We stayed in the city center, at the Loews Hotel, which was quite nice. The first morning I even roused my lazy butt sufficiently to use the lap pool. In the afternoon I walked a couple blocks over to the Fabric Workshop and Museum.
I wasn't quite sure what to expect at FWM. I suppose I thought it would be like going to the Cooper Hewitt. Fabric swatches or samples on walls, a lot of explanatory text, some archival photos. There was definitely an element of that, but a lot more and overall, one of the more memorable museum experiences I've had in a while.
The entrance is marked by a bright pink, orange and red sign (so awesome). Upon entering you are greeted by an attendant at a desk who asks for your name and zip code. No admission fee, only a donation jar. I assumed I would be able to roam the museum at will, but was informed that no, I would be given a guide. There wasn't a guide immediately available (this seemed crazy to me - that each visitor had an individual guide - I could only assume that they didn't have so very many visitors?) so instead I joined a tour in progress (consisting of two women).

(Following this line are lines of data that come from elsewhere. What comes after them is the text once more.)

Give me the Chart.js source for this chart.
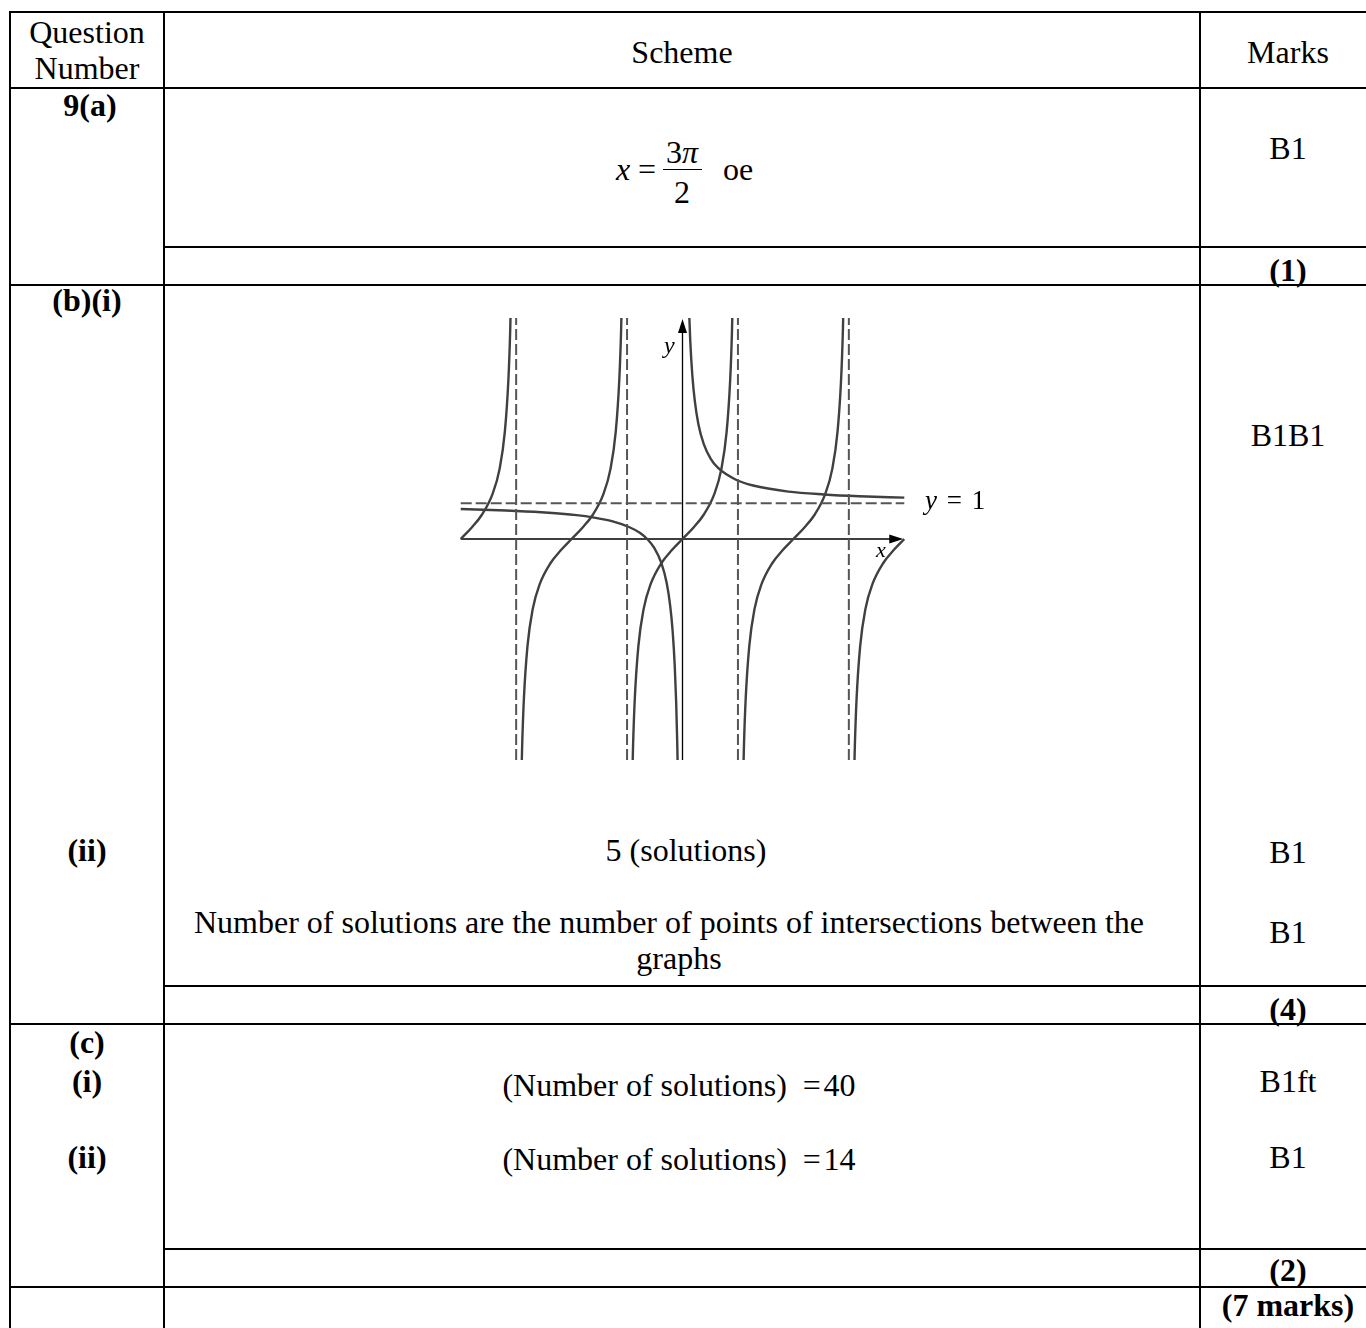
<!DOCTYPE html>
<html>
<head>
<meta charset="utf-8">
<title>Mark scheme 9</title>
<script src="https://cdn.jsdelivr.net/npm/chart.js@4.4.1/dist/chart.umd.min.js"></script>
<style>
  html, body { margin: 0; padding: 0; background: #fff; }
  body {
    width: 1366px; height: 1328px; position: relative; overflow: hidden;
    font-family: "Liberation Serif", "Times New Roman", serif; font-size: 32px; color: #000;
  }
  .t { position: absolute; transform: translate(-50%, -50%); white-space: nowrap; line-height: 0.9; text-align: center; }
  .b { font-weight: bold; }
  .hl { position: absolute; height: 2px; background: #000; }
  .vl { position: absolute; width: 2px; background: #000; }
  #graph { position: absolute; left: 440px; top: 300px; }
  .lab { position: absolute; white-space: nowrap; line-height: 1; }
</style>
</head>
<body>

<!-- table rules -->
<div class="hl" style="left:9px;top:11px;width:1357px"></div>
<div class="hl" style="left:9px;top:87px;width:1357px"></div>
<div class="hl" style="left:163px;top:246px;width:1203px"></div>
<div class="hl" style="left:9px;top:284px;width:1357px"></div>
<div class="hl" style="left:163px;top:985px;width:1203px"></div>
<div class="hl" style="left:9px;top:1023px;width:1357px"></div>
<div class="hl" style="left:163px;top:1248px;width:1203px"></div>
<div class="hl" style="left:9px;top:1286px;width:1357px"></div>
<div class="vl" style="left:9px;top:11px;height:1317px"></div>
<div class="vl" style="left:163px;top:11px;height:1317px"></div>
<div class="vl" style="left:1199px;top:11px;height:1317px"></div>

<!-- header -->
<div class="t" style="left:87px;top:32px">Question</div>
<div class="t" style="left:87px;top:68px">Number</div>
<div class="t" style="left:682px;top:52px">Scheme</div>
<div class="t" style="left:1288px;top:52px">Marks</div>

<!-- (a) -->
<div class="t b" style="left:90px;top:105px">9(a)</div>
<div class="t" style="left:623px;top:169px"><i>x</i></div>
<div class="t" style="left:647px;top:169px">=</div>
<div class="t" style="left:682px;top:152px">3<i>π</i></div>
<div style="position:absolute;left:663px;top:169px;width:39px;height:1px;background:#000"></div>
<div class="t" style="left:682px;top:192px">2</div>
<div class="t" style="left:738px;top:169px">oe</div>
<div class="t" style="left:1288px;top:148px">B1</div>
<div class="t b" style="left:1288px;top:270px">(1)</div>

<!-- (b) -->
<div class="t b" style="left:87px;top:300px">(b)(i)</div>
<div class="t" style="left:1288px;top:435px">B1B1</div>
<canvas id="graph" width="580" height="480"></canvas>
<div class="lab" style="left:664px;top:333px;font-size:24px;font-style:italic">y</div>
<div class="lab" style="left:876px;top:539px;font-size:22px;font-style:italic">x</div>
<div class="lab" style="left:925px;top:487px;font-size:27px;word-spacing:3px"><i>y</i> = 1</div>

<div class="t b" style="left:87px;top:850px">(ii)</div>
<div class="t" style="left:686px;top:850px">5 (solutions)</div>
<div class="t" style="left:1288px;top:852px">B1</div>
<div class="t" style="left:669px;top:922px">Number of solutions are the number of points of intersections between the</div>
<div class="t" style="left:679px;top:958px">graphs</div>
<div class="t" style="left:1288px;top:932px">B1</div>
<div class="t b" style="left:1288px;top:1009px">(4)</div>

<!-- (c) -->
<div class="t b" style="left:87px;top:1042px">(c)</div>
<div class="t b" style="left:87px;top:1081px">(i)</div>
<div class="t" style="left:679px;top:1085px">(Number of solutions)&nbsp;&nbsp;=&#8202;40</div>
<div class="t" style="left:1288px;top:1081px">B1ft</div>
<div class="t b" style="left:87px;top:1157px">(ii)</div>
<div class="t" style="left:679px;top:1159px">(Number of solutions)&nbsp;&nbsp;=&#8202;14</div>
<div class="t" style="left:1288px;top:1157px">B1</div>
<div class="t b" style="left:1288px;top:1270px">(2)</div>
<div class="t b" style="left:1288px;top:1305px">(7 marks)</div>

<script>
// asymptotes and axis extents
const asymptoteX = [-4.71, -1.57, 1.57, 4.71];
const horizAsymptote = 1;
const asymptoteYRange = [-6.2, 6.2];
const horizRange = [-6.28, 6.28];
const axisXRange = [-6.28, 6.25];
const axisYRange = [-6.2, 6.17];

// y = tan x, one branch at a time
const branch1X = [-6.28, -5.98, -5.68, -5.38, -5.18, -5.03, -4.93, -4.88, -4.85];
const branch1Y = [0, 0.31, 0.68, 1.26, 1.96, 3.01, 4.46, 5.80, 7.07];
const branch2X = [-4.57, -4.54, -4.49, -4.39, -4.24, -4.04, -3.74, -3.44, -3.14, -2.84, -2.54, -2.24, -2.04, -1.89, -1.79, -1.74, -1.71];
const branch2Y = [-7.07, -5.80, -4.46, -3.01, -1.96, -1.26, -0.68, -0.31, 0, 0.31, 0.68, 1.26, 1.96, 3.01, 4.46, 5.80, 7.07];
const branch3X = [-1.43, -1.40, -1.35, -1.25, -1.10, -0.90, -0.60, -0.30, 0, 0.30, 0.60, 0.90, 1.10, 1.25, 1.35, 1.40, 1.43];
const branch3Y = [-7.07, -5.80, -4.46, -3.01, -1.96, -1.26, -0.68, -0.31, 0, 0.31, 0.68, 1.26, 1.96, 3.01, 4.46, 5.80, 7.07];
const branch4X = [1.71, 1.74, 1.79, 1.89, 2.04, 2.24, 2.54, 2.84, 3.14, 3.44, 3.74, 4.04, 4.24, 4.39, 4.49, 4.54, 4.57];
const branch4Y = [-7.07, -5.80, -4.46, -3.01, -1.96, -1.26, -0.68, -0.31, 0, 0.31, 0.68, 1.26, 1.96, 3.01, 4.46, 5.80, 7.07];
const branch5X = [4.85, 4.88, 4.93, 5.03, 5.18, 5.38, 5.68, 5.98, 6.28];
const branch5Y = [-7.07, -5.80, -4.46, -3.01, -1.96, -1.26, -0.68, -0.31, 0];

// y = 1 + 1/x
const hypLeftX = [-6.28, -5, -4, -3, -2.5, -2, -1.5, -1.2, -1, -0.8, -0.6, -0.45, -0.35, -0.28, -0.22, -0.18, -0.15, -0.13];
const hypLeftY = [0.84, 0.80, 0.75, 0.67, 0.60, 0.50, 0.33, 0.17, 0, -0.25, -0.67, -1.22, -1.86, -2.57, -3.55, -4.56, -5.67, -6.69];
const hypRightX = [0.13, 0.15, 0.18, 0.22, 0.28, 0.35, 0.45, 0.6, 0.8, 1, 1.5, 2, 3, 4, 5, 6.28];
const hypRightY = [8.69, 7.67, 6.56, 5.55, 4.57, 3.86, 3.22, 2.67, 2.25, 2.0, 1.67, 1.5, 1.33, 1.25, 1.2, 1.16];

const curveColor = '#404040';
const dashColor = '#555';

function pts(xs, ys) {
    return xs.map((x, i) => ({ x: x, y: ys[i] }));
}

function curve(xs, ys) {
    return {
        data: pts(xs, ys),
        showLine: true,
        borderColor: curveColor,
        borderWidth: 2.4,
        pointRadius: 0,
        cubicInterpolationMode: 'monotone',
        fill: false
    };
}

function dashed(data) {
    return {
        data: data,
        showLine: true,
        borderColor: dashColor,
        borderWidth: 2,
        borderDash: [11, 4],
        pointRadius: 0,
        fill: false
    };
}

const datasets = [];
asymptoteX.forEach(a => {
    datasets.push(dashed([{ x: a, y: asymptoteYRange[0] }, { x: a, y: asymptoteYRange[1] }]));
});
datasets.push(dashed([{ x: horizRange[0], y: horizAsymptote }, { x: horizRange[1], y: horizAsymptote }]));
datasets.push(curve(branch1X, branch1Y));
datasets.push(curve(branch2X, branch2Y));
datasets.push(curve(branch3X, branch3Y));
datasets.push(curve(branch4X, branch4Y));
datasets.push(curve(branch5X, branch5Y));
datasets.push(curve(hypLeftX, hypLeftY));
datasets.push(curve(hypRightX, hypRightY));

// x and y axes with arrowheads
const axesPlugin = {
    id: 'axes',
    beforeDatasetsDraw(chart) {
        const ctx = chart.ctx;
        const xs = chart.scales.x, ys = chart.scales.y;
        const x0 = xs.getPixelForValue(0), y0 = ys.getPixelForValue(0);
        const xl = xs.getPixelForValue(axisXRange[0]), xr = xs.getPixelForValue(axisXRange[1]);
        const yb = ys.getPixelForValue(axisYRange[0]), yt = ys.getPixelForValue(axisYRange[1]);
        ctx.save();
        ctx.strokeStyle = '#000';
        ctx.fillStyle = '#000';
        ctx.lineWidth = 1.3;
        ctx.beginPath();
        ctx.moveTo(xl, y0); ctx.lineTo(xr - 10, y0);
        ctx.moveTo(x0, yb); ctx.lineTo(x0, yt + 10);
        ctx.stroke();
        ctx.beginPath();
        ctx.moveTo(xr, y0); ctx.lineTo(xr - 14, y0 - 4.5); ctx.lineTo(xr - 14, y0 + 4.5);
        ctx.closePath(); ctx.fill();
        ctx.beginPath();
        ctx.moveTo(x0, yt); ctx.lineTo(x0 - 4.5, yt + 14); ctx.lineTo(x0 + 4.5, yt + 14);
        ctx.closePath(); ctx.fill();
        ctx.restore();
    }
};

new Chart(document.getElementById('graph').getContext('2d'), {
    type: 'scatter',
    data: { datasets: datasets },
    options: {
        responsive: false,
        animation: false,
        devicePixelRatio: 1,
        layout: { padding: { left: 20, top: 18, right: 115, bottom: 20 } },
        plugins: { legend: { display: false }, tooltip: { enabled: false } },
        scales: {
            x: { type: 'linear', min: -6.3, max: 6.3, display: false },
            y: { type: 'linear', min: -6.2, max: 6.2, display: false }
        }
    },
    plugins: [axesPlugin]
});
</script>
</body>
</html>
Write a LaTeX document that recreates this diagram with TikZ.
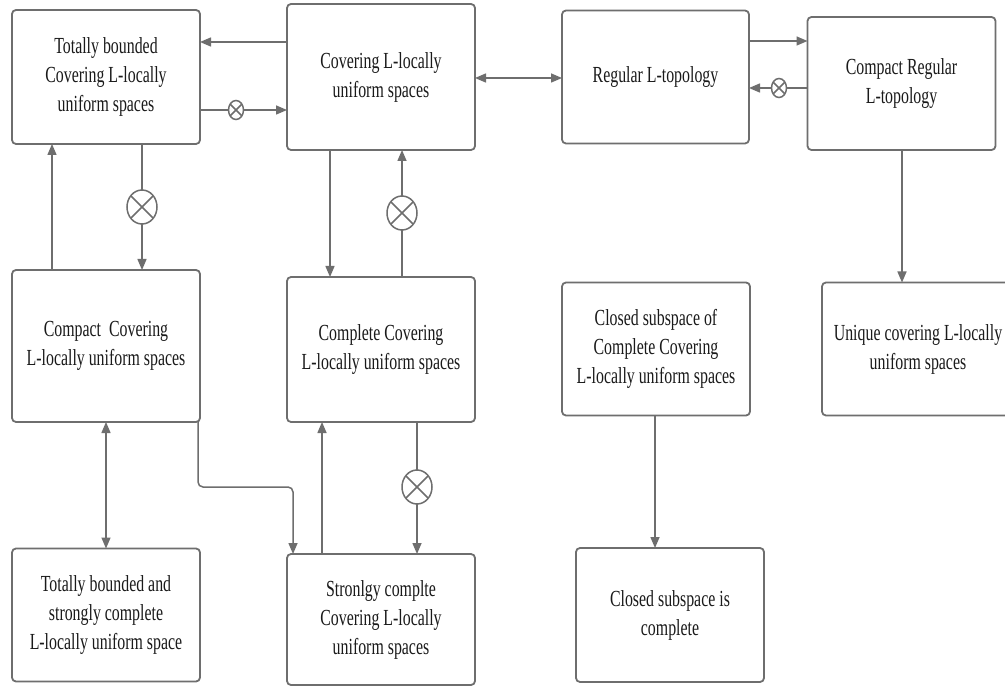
\documentclass[tikz,border=0pt]{standalone}
\usepackage{fontspec}
\setmainfont{Liberation Serif}[FakeStretch=0.69]
\usetikzlibrary{arrows.meta,shapes.geometric}
\definecolor{linegray}{HTML}{6E6E6E}
\definecolor{textdark}{HTML}{1A1A1A}
\begin{document}
\begin{tikzpicture}[x=1pt,y=-1pt,
  box/.style={draw=linegray, line width=1.8pt, rounded corners=4pt, align=center,
    inner sep=0pt, outer sep=0pt, text=textdark, minimum width=188pt,
    font=\fontsize{23}{29}\selectfont},
  conn/.style={draw=linegray, line width=1.5pt},
  arr/.style={conn, -{Triangle[length=11pt,width=9pt]}},
  darr/.style={conn, {Triangle[length=11pt,width=9pt]}-{Triangle[length=11pt,width=9pt]}},
  smallx/.style={ellipse, draw=linegray, line width=1.5pt, minimum width=15pt, minimum height=19pt, inner sep=0pt, outer sep=0pt},
  bigx/.style={ellipse, draw=linegray, line width=1.5pt, minimum width=30pt, minimum height=34pt, inner sep=0pt, outer sep=0pt}
]
\useasboundingbox (0,0) rectangle (1005,687);
\fill[white] (0,0) rectangle (1005,687);

% boxes
\node[box, minimum height=134pt] (a) at (106,77) {Totally bounded\\Covering L-locally\\uniform spaces};
\node[box, minimum height=146pt] (b) at (381,77) {Covering L-locally\\uniform spaces};
\node[box, minimum width=187pt, minimum height=133pt] (c) at (655.5,77) {Regular L-topology};
\node[box, minimum height=133pt] (d) at (901.5,83.5) {Compact Regular\\L-topology};
\node[box, minimum height=152pt] (e) at (106,346) {Compact\ \ Covering\\L-locally uniform spaces};
\node[box, minimum height=145pt] (f) at (381,349.5) {Complete Covering\\L-locally uniform spaces};
\node[box, minimum height=133pt] (g) at (656,349) {Closed subspace of\\Complete Covering\\L-locally uniform spaces};
\node[box, minimum width=192pt, minimum height=133pt] (h) at (918,349) {Unique covering L-locally\\uniform spaces};
\node[box, minimum height=133pt] (i) at (106,615) {Totally bounded and\\strongly complete\\L-locally uniform space};
\node[box, minimum height=131pt] (j) at (381,619.5) {Stronlgy complte\\Covering L-locally\\uniform spaces};
\node[box, minimum height=134pt] (k) at (670,615) {Closed subspace is\\complete};

% helper levels
\coordinate (y42) at (0,42);
\coordinate (y110) at (0,110);
\coordinate (y78) at (0,78);
\coordinate (y41) at (0,41);
\coordinate (y88) at (0,88);
\coordinate (x902) at (902,0);
\coordinate (x142) at (142,0);
\coordinate (x52) at (52,0);
\coordinate (x330) at (330,0);
\coordinate (x402) at (402,0);
\coordinate (x106) at (106,0);
\coordinate (x198) at (198,0);
\coordinate (x293) at (293,0);
\coordinate (x322) at (322,0);
\coordinate (x417) at (417,0);
\coordinate (x655) at (655,0);
\coordinate (bend1) at (198,487);
\coordinate (bend2) at (293,487);

% otimes nodes
\node[smallx] (o1) at (236,110) {};
\node[smallx] (o2) at (779,88) {};
\node[bigx] (o3) at (142,207) {};
\node[bigx] (o4) at (402,213) {};
\node[bigx] (o5) at (417,487) {};
\foreach \o in {o1,o2,o3,o4,o5}{
  \draw[linegray, line width=1.5pt] (\o.45) -- (\o.225) (\o.135) -- (\o.315);
}

% connectors
\draw[arr] (b.west |- y42) -- (a.east |- y42);
\draw[conn] (a.east |- y110) -- (o1);
\draw[arr] (o1) -- (b.west |- y110);
\draw[darr] (b.east |- y78) -- (c.west |- y78);
\draw[arr] (c.east |- y41) -- (d.west |- y41);
\draw[conn] (d.west |- y88) -- (o2);
\draw[arr] (o2) -- (c.east |- y88);
\draw[arr] (d.south -| x902) -- (h.north -| x902);
\draw[conn] (a.south -| x142) -- (o3);
\draw[arr] (o3) -- (e.north -| x142);
\draw[arr] (e.north -| x52) -- (a.south -| x52);
\draw[arr] (b.south -| x330) -- (f.north -| x330);
\draw[conn] (f.north -| x402) -- (o4);
\draw[arr] (o4) -- (b.south -| x402);
\draw[darr] (e.south -| x106) -- (i.north -| x106);
\draw[arr, rounded corners=5pt] (e.south -| x198) -- (bend1) -- (bend2) -- (j.north -| x293);
\draw[arr] (j.north -| x322) -- (f.south -| x322);
\draw[conn] (f.south -| x417) -- (o5);
\draw[arr] (o5) -- (j.north -| x417);
\draw[arr] (g.south -| x655) -- (k.north -| x655);
\end{tikzpicture}
\end{document}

|Pretty sure Shakers didn't really decorate their walls, but, interesting.|
|Look at that rug! Love it.|
We returned to the part of the building where we had started and took the elevator up several floors. The first stop was on a floor featuring the work of Robert Venturi and Denise Scott Brown. There were a couple fabric designs I really loved - the first was a reproduction of a tablecloth fabric used by somebody's grandmother with a double black line overprinted in a tossed pattern on top. It was the quintessential 1980's MTV looking sort of thing. The second was a riff on those old black and white composition school book covers.